Public Health England has just published what it calls ‘guidance’ for smokers and vapers.

I urge you to read it because the tone is noticeably different from the ‘story’ the under fire quango published on April 3.

Headlined ‘Smokers at greater risk of severe respiratory disease from Covid-19’, PHE declared that:

Emerging evidence from China shows smokers with Covid-19 are 14 times more likely to develop severe respiratory disease.

Now, eight weeks later, PHE says:

The evidence on smoking and coronavirus (Covid-19) is mixed and developing.

You can say that again, but it’s nice to hear PHE admit that the evidence is not as definitive as it made out before multiple studies suggested that “something weird” is going on.

‘On the available evidence,’ PHE now advise:

  • if you smoke, you generally have an increased risk of contracting respiratory infection and of more severe symptoms once infected. Covid-19 symptoms may, therefore, be more severe if you smoke.

That, if I may say so, is a huge shift in tone.
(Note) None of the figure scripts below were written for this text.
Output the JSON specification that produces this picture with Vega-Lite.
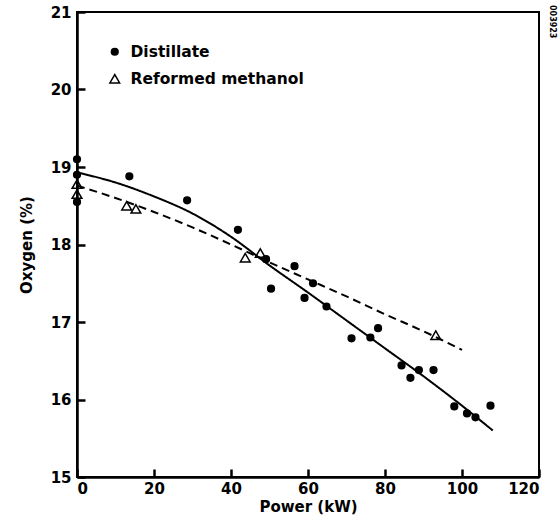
{
  "$schema": "https://vega.github.io/schema/vega-lite/v6.json",
  "width": 462,
  "height": 465,
  "autosize": "none",
  "padding": {"left": 77, "top": 12, "right": 21, "bottom": 44},
  "background": "white",
  "config": {
    "font": "DejaVu Sans",
    "view": {"stroke": "black", "strokeWidth": 2},
    "axis": {
      "domainColor": "black",
      "domainWidth": 2.5,
      "tickColor": "black",
      "tickWidth": 2.5,
      "labelColor": "black",
      "labelFont": "DejaVu Sans",
      "labelFontWeight": "bold",
      "labelFontSize": 15,
      "titleColor": "black",
      "titleFont": "DejaVu Sans",
      "titleFontWeight": "bold",
      "titleFontSize": 15,
      "grid": false,
      "zindex": 1
    },
    "legend": {
      "orient": "none",
      "legendX": 30,
      "legendY": 32,
      "padding": 0,
      "labelFont": "DejaVu Sans",
      "labelFontWeight": "bold",
      "labelFontSize": 15.5,
      "labelColor": "black",
      "labelLimit": 400,
      "labelOffset": 8,
      "rowPadding": 10
    }
  },
  "title": {
    "text": "003923",
    "orient": "right",
    "anchor": "start",
    "fontSize": 8,
    "font": "DejaVu Sans",
    "fontWeight": "bold",
    "color": "black",
    "offset": 8
  },
  "datasets": {
    "points": [
      {"series": "Distillate", "power": 0, "oxygen": 19.1},
      {"series": "Distillate", "power": 0, "oxygen": 18.9},
      {"series": "Distillate", "power": 0, "oxygen": 18.55},
      {"series": "Distillate", "power": 13.6, "oxygen": 18.88},
      {"series": "Distillate", "power": 28.6, "oxygen": 18.57},
      {"series": "Distillate", "power": 41.8, "oxygen": 18.19},
      {"series": "Distillate", "power": 49.1, "oxygen": 17.81},
      {"series": "Distillate", "power": 50.4, "oxygen": 17.43},
      {"series": "Distillate", "power": 56.5, "oxygen": 17.72},
      {"series": "Distillate", "power": 59.1, "oxygen": 17.31},
      {"series": "Distillate", "power": 61.3, "oxygen": 17.5},
      {"series": "Distillate", "power": 64.8, "oxygen": 17.2},
      {"series": "Distillate", "power": 71.3, "oxygen": 16.79},
      {"series": "Distillate", "power": 76.2, "oxygen": 16.8},
      {"series": "Distillate", "power": 78.2, "oxygen": 16.92},
      {"series": "Distillate", "power": 84.3, "oxygen": 16.44},
      {"series": "Distillate", "power": 86.6, "oxygen": 16.28},
      {"series": "Distillate", "power": 88.8, "oxygen": 16.38},
      {"series": "Distillate", "power": 92.6, "oxygen": 16.38},
      {"series": "Distillate", "power": 98.0, "oxygen": 15.91},
      {"series": "Distillate", "power": 101.3, "oxygen": 15.82},
      {"series": "Distillate", "power": 103.5, "oxygen": 15.77},
      {"series": "Distillate", "power": 107.4, "oxygen": 15.92},
      {"series": "Reformed methanol", "power": 0, "oxygen": 18.78},
      {"series": "Reformed methanol", "power": 0, "oxygen": 18.65},
      {"series": "Reformed methanol", "power": 12.9, "oxygen": 18.5},
      {"series": "Reformed methanol", "power": 15.3, "oxygen": 18.46},
      {"series": "Reformed methanol", "power": 43.7, "oxygen": 17.83},
      {"series": "Reformed methanol", "power": 47.6, "oxygen": 17.89},
      {"series": "Reformed methanol", "power": 93.2, "oxygen": 16.83}
    ],
    "fits": [
      {"curve": "Distillate fit", "power": 0, "oxygen": 18.93},
      {"curve": "Distillate fit", "power": 10, "oxygen": 18.8},
      {"curve": "Distillate fit", "power": 20, "oxygen": 18.62},
      {"curve": "Distillate fit", "power": 30, "oxygen": 18.4},
      {"curve": "Distillate fit", "power": 40, "oxygen": 18.1},
      {"curve": "Distillate fit", "power": 50, "oxygen": 17.73},
      {"curve": "Distillate fit", "power": 60, "oxygen": 17.38},
      {"curve": "Distillate fit", "power": 70, "oxygen": 17.02},
      {"curve": "Distillate fit", "power": 80, "oxygen": 16.66},
      {"curve": "Distillate fit", "power": 90, "oxygen": 16.3},
      {"curve": "Distillate fit", "power": 100, "oxygen": 15.92},
      {"curve": "Distillate fit", "power": 108, "oxygen": 15.6},
      {"curve": "Methanol fit", "power": 0, "oxygen": 18.76},
      {"curve": "Methanol fit", "power": 10, "oxygen": 18.6},
      {"curve": "Methanol fit", "power": 20, "oxygen": 18.42},
      {"curve": "Methanol fit", "power": 30, "oxygen": 18.22},
      {"curve": "Methanol fit", "power": 40, "oxygen": 18.0},
      {"curve": "Methanol fit", "power": 50, "oxygen": 17.77},
      {"curve": "Methanol fit", "power": 60, "oxygen": 17.55},
      {"curve": "Methanol fit", "power": 70, "oxygen": 17.33},
      {"curve": "Methanol fit", "power": 80, "oxygen": 17.1},
      {"curve": "Methanol fit", "power": 90, "oxygen": 16.88},
      {"curve": "Methanol fit", "power": 100, "oxygen": 16.64}
    ]
  },
  "encoding": {
    "x": {
      "field": "power",
      "type": "quantitative",
      "scale": {"domain": [0, 120], "nice": false},
      "axis": {
        "title": "Power (kW)",
        "values": [0, 20, 40, 60, 80, 100, 120],
        "tickSize": -8,
        "labelPadding": 12,
        "titlePadding": 3
      }
    },
    "y": {
      "field": "oxygen",
      "type": "quantitative",
      "scale": {"domain": [15, 21], "nice": false, "zero": false},
      "axis": {
        "title": "Oxygen (%)",
        "values": [15, 16, 17, 18, 19, 20, 21],
        "tickSize": -8,
        "labelPadding": 14,
        "titlePadding": 16
      }
    }
  },
  "layer": [
    {
      "data": {"name": "fits"},
      "mark": {"type": "line", "color": "black", "strokeWidth": 2, "interpolate": "monotone"},
      "encoding": {
        "strokeDash": {
          "field": "curve",
          "type": "nominal",
          "scale": {"domain": ["Distillate fit", "Methanol fit"], "range": [[1, 0], [8, 5]]},
          "legend": null
        }
      }
    },
    {
      "data": {"name": "points"},
      "mark": {"type": "point", "stroke": "black", "strokeWidth": 1.5, "opacity": 1},
      "encoding": {
        "shape": {
          "field": "series",
          "type": "nominal",
          "title": null,
          "scale": {"domain": ["Distillate", "Reformed methanol"], "range": ["circle", "triangle-up"]},
          "legend": {
            "labelLimit": 400,
            "encode": {
              "symbols": {
                "update": {
                  "stroke": {"value": "black"},
                  "strokeWidth": {"value": 1.5},
                  "opacity": {"value": 1}
                }
              }
            }
          }
        },
        "fill": {
          "field": "series",
          "type": "nominal",
          "title": null,
          "scale": {"domain": ["Distillate", "Reformed methanol"], "range": ["black", "transparent"]},
          "legend": {
            "labelLimit": 400,
            "encode": {
              "symbols": {
                "update": {
                  "stroke": {"value": "black"},
                  "strokeWidth": {"value": 1.5},
                  "opacity": {"value": 1}
                }
              }
            }
          }
        },
        "size": {
          "field": "series",
          "type": "nominal",
          "title": null,
          "scale": {"domain": ["Distillate", "Reformed methanol"], "range": [45, 95]},
          "legend": {
            "labelLimit": 400,
            "encode": {
              "symbols": {
                "update": {
                  "stroke": {"value": "black"},
                  "strokeWidth": {"value": 1.5},
                  "opacity": {"value": 1}
                }
              }
            }
          }
        }
      }
    }
  ]
}
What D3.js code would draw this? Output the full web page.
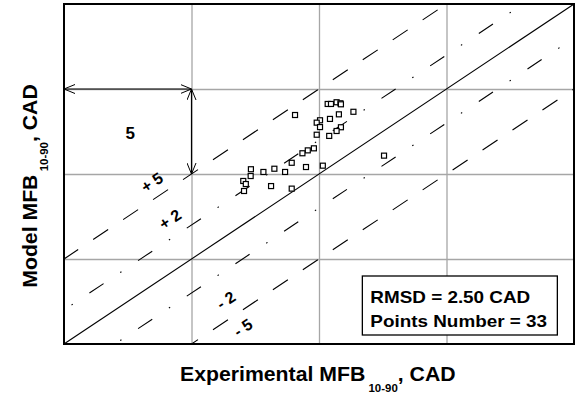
<!DOCTYPE html>
<html>
<head>
<meta charset="utf-8">
<script src="https://cdnjs.cloudflare.com/ajax/libs/d3/7.8.5/d3.min.js"></script>
<style>
  body { margin: 0; background: #fff; }
  text { font-family: "Liberation Sans", Arial, sans-serif; font-weight: bold; }
</style>
</head>
<body>
<div id="chart"></div>
<script>
// experimental vs model MFB10-90 (CAD)
const expValues = [9.06, 10.34, 10.47, 10.69, 10.84, 10.86, 11.35, 10.78, 10.43, 10.04, 9.91,
    10.04, 10.86, 10.69, 9.91, 10.40, 9.80, 9.56, 9.35, 8.93, 10.15, 9.49, 8.25, 7.82, 8.67,
    7.33, 7.32, 7.03, 7.13, 7.06, 8.12, 8.93, 12.55];
const modelValues = [13.47, 14.12, 14.12, 14.22, 14.16, 14.10, 13.66, 13.51, 13.24, 13.16, 13.02,
    12.76, 12.75, 12.53, 12.31, 12.24, 11.51, 11.39, 11.22, 10.66, 10.49, 10.41, 10.31, 10.12, 10.12,
    10.28, 9.88, 9.59, 9.41, 9.00, 9.29, 9.14, 11.08];

// offset lines y = x + offset
const offsets = [5, 2, 0, -2, -5];
const labels = [
    { offset: 5, text: "+ 5", at: 3.45, shift: -18 },
    { offset: 2, text: "+ 2", at: 4.16, shift: -20 },
    { offset: -2, text: "- 2", at: 6.35, shift: 30 },
    { offset: -5, text: "- 5", at: 7.02, shift: 18 }
];

const gridTicks = [5, 10, 15];
const axisDomain = [0, 20];

const margin = { top: 4, right: 10, bottom: 58, left: 64 };
const width = 584 - margin.left - margin.right;
const height = 402 - margin.top - margin.bottom;
const stretch = 1.09; // text in the original is a bit wider than Arial

const svg = d3.select("#chart")
    .append("svg")
    .attr("width", 584)
    .attr("height", 402)
    .append("g")
    .attr("transform", `translate(${margin.left},${margin.top})`);

const x = d3.scaleLinear().domain(axisDomain).range([0, width]);
const y = d3.scaleLinear().domain(axisDomain).range([height, 0]);

// grid
svg.append("g")
    .call(d3.axisBottom(x).tickValues(gridTicks).tickSize(height).tickFormat(""))
    .call(g => g.select(".domain").remove())
    .call(g => g.selectAll("line").attr("stroke", "#a6a6a6").attr("stroke-width", 1.3));
svg.append("g")
    .call(d3.axisLeft(y).tickValues(gridTicks).tickSize(-width).tickFormat(""))
    .call(g => g.select(".domain").remove())
    .call(g => g.selectAll("line").attr("stroke", "#a6a6a6").attr("stroke-width", 1.3));

svg.append("clipPath").attr("id", "clip")
    .append("rect").attr("width", width).attr("height", height);

// reference lines
const dashes = { 5: "18,18", 2: "17,20,1.5,20", 0: null };
svg.append("g").attr("clip-path", "url(#clip)")
    .selectAll("line")
    .data(offsets)
    .join("line")
    .attr("x1", d => x(-20))
    .attr("y1", d => y(-20 + d))
    .attr("x2", d => x(40))
    .attr("y2", d => y(40 + d))
    .attr("stroke", "#000")
    .attr("stroke-width", 1.1)
    .attr("stroke-dasharray", d => dashes[Math.abs(d)]);

const angle = -Math.atan((y(0) - y(1)) / (x(1) - x(0))) * 180 / Math.PI;
svg.append("g")
    .selectAll("text")
    .data(labels)
    .join("text")
    .attr("transform", d => `translate(${x(d.at)},${y(d.at + d.offset) + d.shift}) rotate(${angle})`)
    .attr("text-anchor", "middle")
    .attr("dy", "0.35em")
    .attr("font-size", 16)
    .text(d => d.text);

// "5" scale annotation
const defs = svg.append("defs");
defs.append("marker")
    .attr("id", "arrow")
    .attr("viewBox", "0 -5 12 10")
    .attr("refX", 11).attr("refY", 0)
    .attr("markerWidth", 12).attr("markerHeight", 10)
    .attr("markerUnits", "userSpaceOnUse")
    .attr("orient", "auto-start-reverse")
    .append("path")
    .attr("d", "M0,-4.5L11,0L0,4.5")
    .attr("fill", "none")
    .attr("stroke", "#000")
    .attr("stroke-width", 1);

svg.append("line")
    .attr("x1", x(0)).attr("y1", y(15)).attr("x2", x(5)).attr("y2", y(15))
    .attr("stroke", "#000").attr("stroke-width", 1.2)
    .attr("marker-start", "url(#arrow)").attr("marker-end", "url(#arrow)");
svg.append("line")
    .attr("x1", x(5)).attr("y1", y(15)).attr("x2", x(5)).attr("y2", y(10))
    .attr("stroke", "#000").attr("stroke-width", 1.2)
    .attr("marker-start", "url(#arrow)").attr("marker-end", "url(#arrow)");
svg.append("text")
    .attr("x", x(2.6)).attr("y", y(12.4))
    .attr("text-anchor", "middle")
    .attr("dy", "0.35em")
    .attr("font-size", 17)
    .text("5");

// data points
const s = 5;
svg.append("g")
    .selectAll("rect")
    .data(expValues.map((v, i) => [v, modelValues[i]]))
    .join("rect")
    .attr("x", d => x(d[0]) - s / 2)
    .attr("y", d => y(d[1]) - s / 2)
    .attr("width", s)
    .attr("height", s)
    .attr("fill", "#fff")
    .attr("stroke", "#000")
    .attr("stroke-width", 1.2);

// stats box
const box = svg.append("g").attr("transform", `translate(${x(11.7)},${y(4.0)})`);
box.append("rect")
    .attr("width", 195).attr("height", 59)
    .attr("fill", "#fff").attr("stroke", "#000").attr("stroke-width", 1.3);
box.append("text").attr("transform", "translate(8,27) scale(1.18,1)")
    .attr("font-size", 16).text("RMSD = 2.50 CAD");
box.append("text").attr("transform", "translate(8,51) scale(1.18,1)")
    .attr("font-size", 16).text("Points Number = 33");

// frame
svg.append("rect")
    .attr("width", width).attr("height", height)
    .attr("fill", "none").attr("stroke", "#000").attr("stroke-width", 2);

// axis titles
function title(sel, main) {
    sel.append("tspan").text(main);
    sel.append("tspan").attr("font-size", 10.5).attr("dx", 3).attr("dy", 11).text("10-90");
    sel.append("tspan").attr("dy", -11).text(", CAD");
}

svg.append("text")
    .attr("transform", `translate(${180 - margin.left},${height + 37}) scale(${stretch},1)`)
    .attr("font-size", 19.5)
    .call(title, "Experimental MFB");

svg.append("text")
    .attr("transform", `translate(${-27},${height / 2 + 12}) rotate(-90) scale(${stretch},1)`)
    .attr("text-anchor", "middle")
    .attr("font-size", 19.5)
    .call(title, "Model MFB");
</script>
</body>
</html>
In fact, it’s as near an admission that PHE got it wrong on April 3 that we are likely to get. (That ‘story’ is still online, though, even though the study on which it was based used a sample of just 78 patients, only five of whom were or are smokers.)

Health Secretary Matt Hancock might also come to rue the ridiculously assertive statement he made in March when, prompted by Bob Blackman, chairman of the APPG on Smoking and Health, he declared with remarkable confidence, “It is abundantly clear that smoking makes the impact of a coronavirus worse."

Now that “abundantly clear” has been downgraded to “may”, let’s hope we hear rather less on the subject from anti-smoking campaigners and politicians.